Said differently, the vast majority of data is simply unacceptable, and much of it is atrocious. Unless you have hard evidence to the contrary, you must assume that your data is in similar shape.

Bad Data Has Immediate Consequences
Virtually everyone, at every level, agrees that high-quality data is critical to their work. Many people go to great lengths to check data, seeking confirmation from secondary sources and making corrections. These efforts constitute what I call “hidden data factories” and reflect a reactive approach to data quality. Accommodating bad data this way wastes time, is expensive, and doesn’t work well. Even worse, the underlying problems that created the bad data never go away.
One consequence is that knowledge workers waste up to 50% of their time dealing with mundane data quality issues. For data scientists, this number may go as high as 80%.
A second consequence is mistakes, errors in operations, bad decisions, bad analytics, and bad algorithms. Indeed, “big garbage in, big garbage out” is the new “garbage in, garbage out.”
Finally, bad data erodes trust.
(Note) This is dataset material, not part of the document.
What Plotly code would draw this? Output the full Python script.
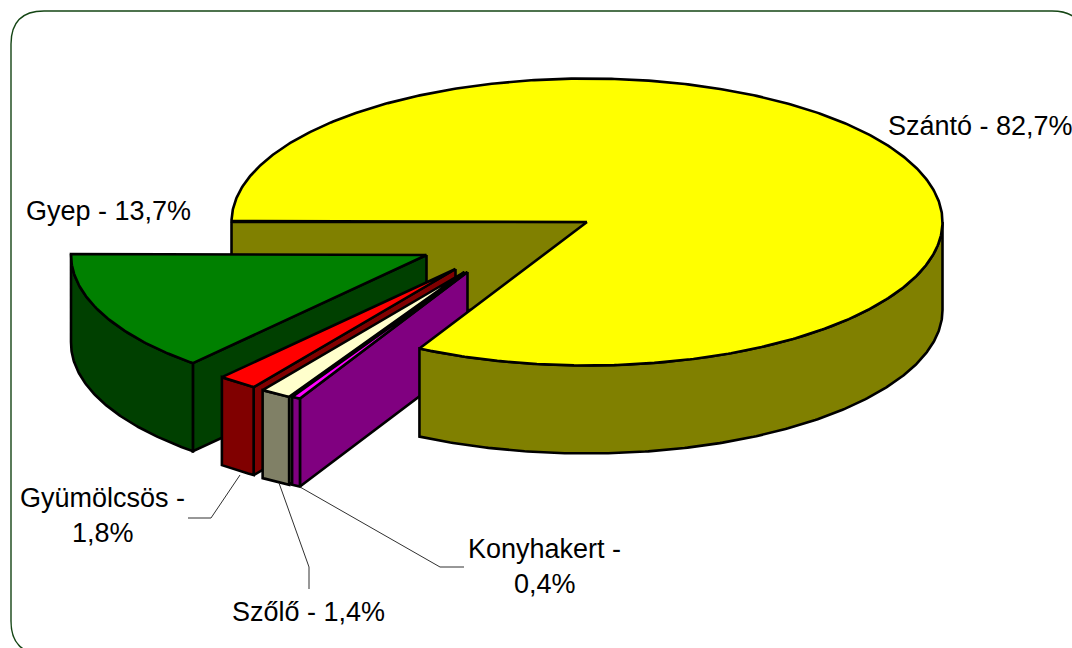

In fact, only 16% of managers fully trust the data they use to make important decisions.
Frankly, given the quality levels noted above, it is a wonder that anyone trusts any data.

When Totaled, the Business Costs Are Enormous
Obviously, the errors, wasted time, and lack of trust that are bred by bad data come at high costs.
Companies throw away 20% of their revenue dealing with data quality issues. This figure synthesizes estimates provided by Experian (worldwide, bad data cost companies 23% of revenue), Price of Experience Matters ($20,000/employee cost to bad data), and Spratt of Clear Strategic IT Partners (16% to 32% wasted effort dealing with data). The total cost to the U.S. economy: an estimated $3.1 trillion per year, according to IBM.
The costs to businesses of angry customers and bad decisions resulting from bad data are immeasurable — but enormous.